For three years, Patrick Joseph Soria defrauded more than 2,000 homeowners and prospective homebuyers out of around $7.6 million.
He targeted property owners around the country — including in Southern California — faking title filings with county recorders’ offices to make it appear to homebuyers that he owned the home, federal prosecutors said. Then Soria “sold” the properties to those victims, using the proceeds for among other things, escort services and luxury car rentals.
He also persuaded homeowners that he could take over their mortgages from their lender and reduce their mortgage payments.
On Monday, a federal judge sentenced the West Hollywood man to 12 years in prison, multiple outlets reported. The U.S. Department of Justice also announced the sentencing.

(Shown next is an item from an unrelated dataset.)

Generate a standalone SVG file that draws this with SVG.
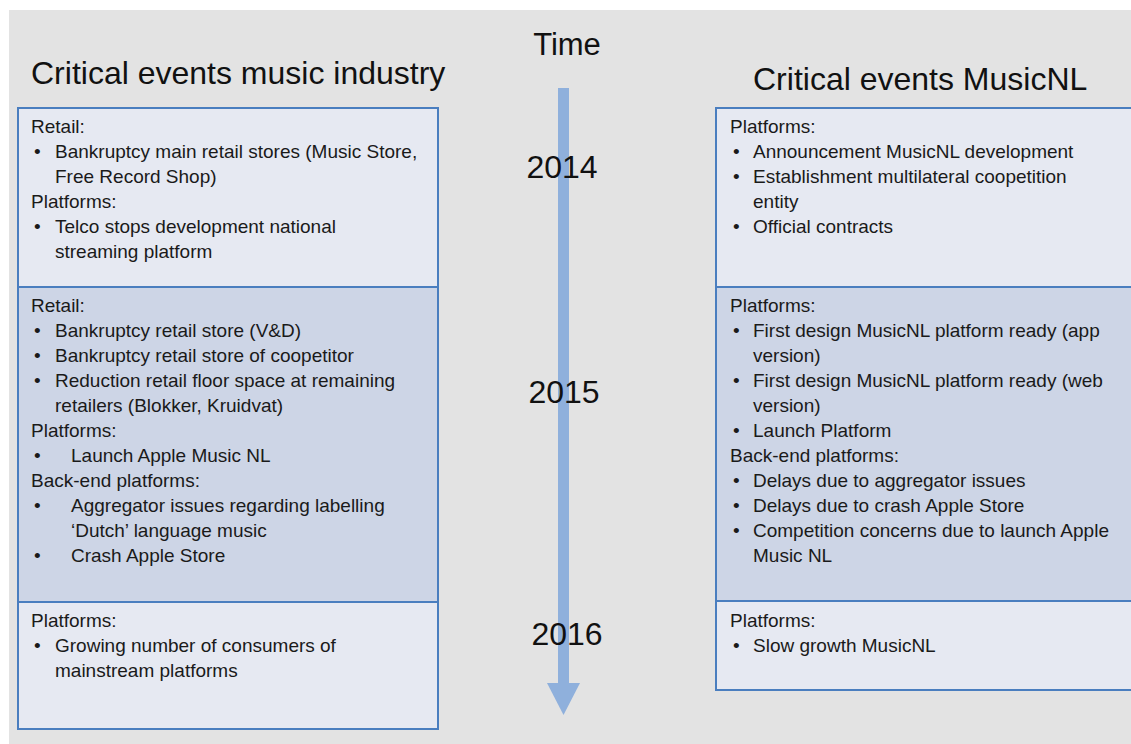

Soria was “a skillful con man who created a very sophisticated scheme,” District Court Judge Dale S. Fischer in Los Angeles said. The judge said it wasn’t “the largest case I have presided over in terms of dollars, but it is the most brazen and heartless.”
Soria faked paperwork to make it appear as though his victims’ banks had transferred their mortgages to him and convinced his victims to pay him instead of their lender, according to Wehoville.
He persuaded them to ignore foreclosure letters that lenders began sending when they hadn’t received their payments. Lenders foreclosed on many of the victims, the government said.
Soria also fabricated a number of companies to appear legitimate, including HBSC US and Deutsche Mellon National Asset LLC.
Soria had pleaded guilty on March 2 to conspiracy to commit wire fraud and contempt of court. A restitution hearing is scheduled for Oct. 25.